2012-05-27 Thread Tom H
On Sat, May 26, 2012 at 3:45 PM, Steven Post
redalert.comman...@gmail.com wrote:
 On Mon, 2012-05-07 at 03:11 +0200, Steven Post wrote:

 It's been a while since I replied to this thread, and since I solved it
 (well.. kind of...) I thought I'd mention how I got this working in the
 end and also what happens when a drive fails.
 I don't have a blog, so I'll give it all here, it'll be a pretty long
 read. Perhaps only interesting to some.

Many thanks for your follow-up. It's definitely of interest to me.

I was wondering about d-i's progress with btrfs so I tested Wheezy and
Precise. Wheezy's current dailies and weeklies are broken so I'll wait
for them to be fixed. For Precise, I chose just one partition (no
/boot, no swap) and the installed (d-i not ubiquity, I didn't try
the latter) and the installed created two subvolumes @ and @home
for / and /home. About a year ago, both Debian and Ubuntu needed a
separate non-btrfs /boot and only one sub volume would be created on
a partition, so there's progress; d-i can now create more than one
subvolume on one partition but it's not yet user-controllable. Your
method's still required for multi-device btrfs volumes.
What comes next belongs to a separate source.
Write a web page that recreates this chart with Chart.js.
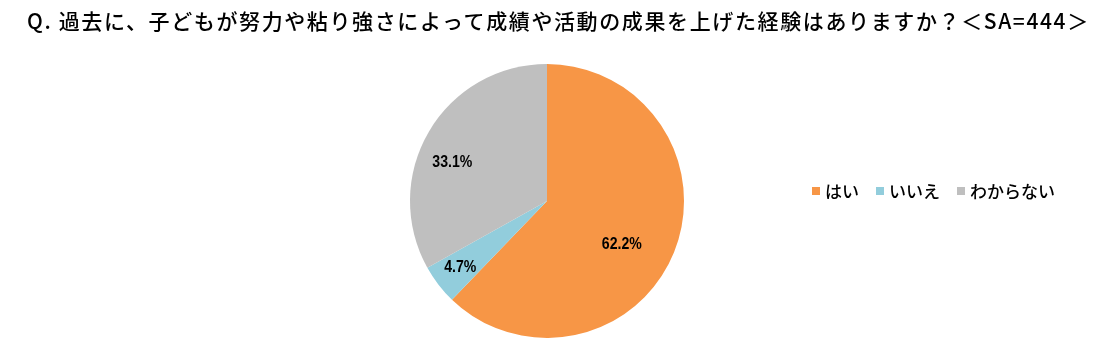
<!DOCTYPE html>
<html lang="ja">
<head>
<meta charset="utf-8">
<script src="https://cdn.jsdelivr.net/npm/chart.js@4"></script>
<style>
    html, body { margin: 0; padding: 0; background: #fff; }
    .wrap { position: relative; width: 1096px; height: 360px; }
    canvas { position: absolute; left: 0; top: 0; }
    .chart-title {
        position: absolute; left: 27px; top: 5px;
        font: 500 21px "Noto Sans CJK JP", sans-serif;
        letter-spacing: 1.62px;
        color: #000; white-space: nowrap;
    }
    .legend {
        position: absolute; left: 812px; top: 178px;
        display: flex; align-items: center;
        font: 500 17px "Noto Sans CJK JP", sans-serif; color: #000;
    }
    .legend-item { display: flex; align-items: center; margin-right: 17px; }
    .legend-box { width: 8px; height: 8px; margin-right: 5px; }
</style>
</head>
<body>
<div class="wrap">
    <canvas id="pieChart" width="1096" height="360"></canvas>
    <div class="chart-title" id="chartTitle"></div>
    <div class="legend" id="legend"></div>
</div>
<script>
// Chart data
const titleText = 'Q. 過去に、子どもが努力や粘り強さによって成績や活動の成果を上げた経験はありますか？＜SA=444＞';
const categories = ['はい', 'いいえ', 'わからない'];
const shares = [62.2, 4.7, 33.1];
const sliceColors = ['#F79646', '#92CDDC', '#BFBFBF'];

// Label placement: fraction of radius, and turn (degrees) from the slice middle
const labelRadius = [0.63, 0.8, 0.745];
const labelTurn = [8, 0, -8.5];

// Percent labels drawn on each slice
const sliceLabels = {
    id: 'sliceLabels',
    afterDatasetsDraw(chart) {
        const ctx = chart.ctx;
        const meta = chart.getDatasetMeta(0);
        ctx.save();
        ctx.font = 'bold 16px "Liberation Sans", sans-serif';
        ctx.fillStyle = '#000';
        ctx.textAlign = 'center';
        ctx.textBaseline = 'middle';
        meta.data.forEach((arc, i) => {
            const mid = (arc.startAngle + arc.endAngle) / 2 + labelTurn[i] * Math.PI / 180;
            const r = arc.outerRadius * labelRadius[i];
            const x = arc.x + Math.cos(mid) * r;
            const y = arc.y + Math.sin(mid) * r;
            // narrow the digits a little, like the original
            ctx.save();
            ctx.translate(x, y);
            ctx.scale(0.88, 1);
            ctx.fillText(shares[i].toFixed(1) + '%', 0, 0);
            ctx.restore();
        });
        ctx.restore();
    }
};

function buildLegend() {
    const legend = document.getElementById('legend');
    categories.forEach((name, i) => {
        const item = document.createElement('div');
        item.className = 'legend-item';
        const box = document.createElement('span');
        box.className = 'legend-box';
        box.style.background = sliceColors[i];
        const label = document.createElement('span');
        label.textContent = name;
        item.appendChild(box);
        item.appendChild(label);
        legend.appendChild(item);
    });
}

document.getElementById('chartTitle').textContent = titleText;
buildLegend();

new Chart(document.getElementById('pieChart').getContext('2d'), {
    type: 'pie',
    data: {
        labels: categories,
        datasets: [{
            data: shares,
            backgroundColor: sliceColors,
            borderWidth: 0,
            hoverOffset: 0
        }]
    },
    options: {
        responsive: false,
        animation: false,
        layout: { padding: { left: 410, right: 412, top: 64, bottom: 22 } },
        plugins: {
            legend: { display: false },
            tooltip: { enabled: false }
        }
    },
    plugins: [sliceLabels]
});
</script>
</body>
</html>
FYI, this is the grub.cfg linux line that's created:
linux /@/boot/vmlinuz-... root=UUID=... ro rootflags=subvol=@

You'd said in a previous email that you didn't think that grub
supported having /boot on a multi-device btrfs volume but in this
grub-devel thread [1], the first email says that raid support hasn't
been implemented and the last email says that it is.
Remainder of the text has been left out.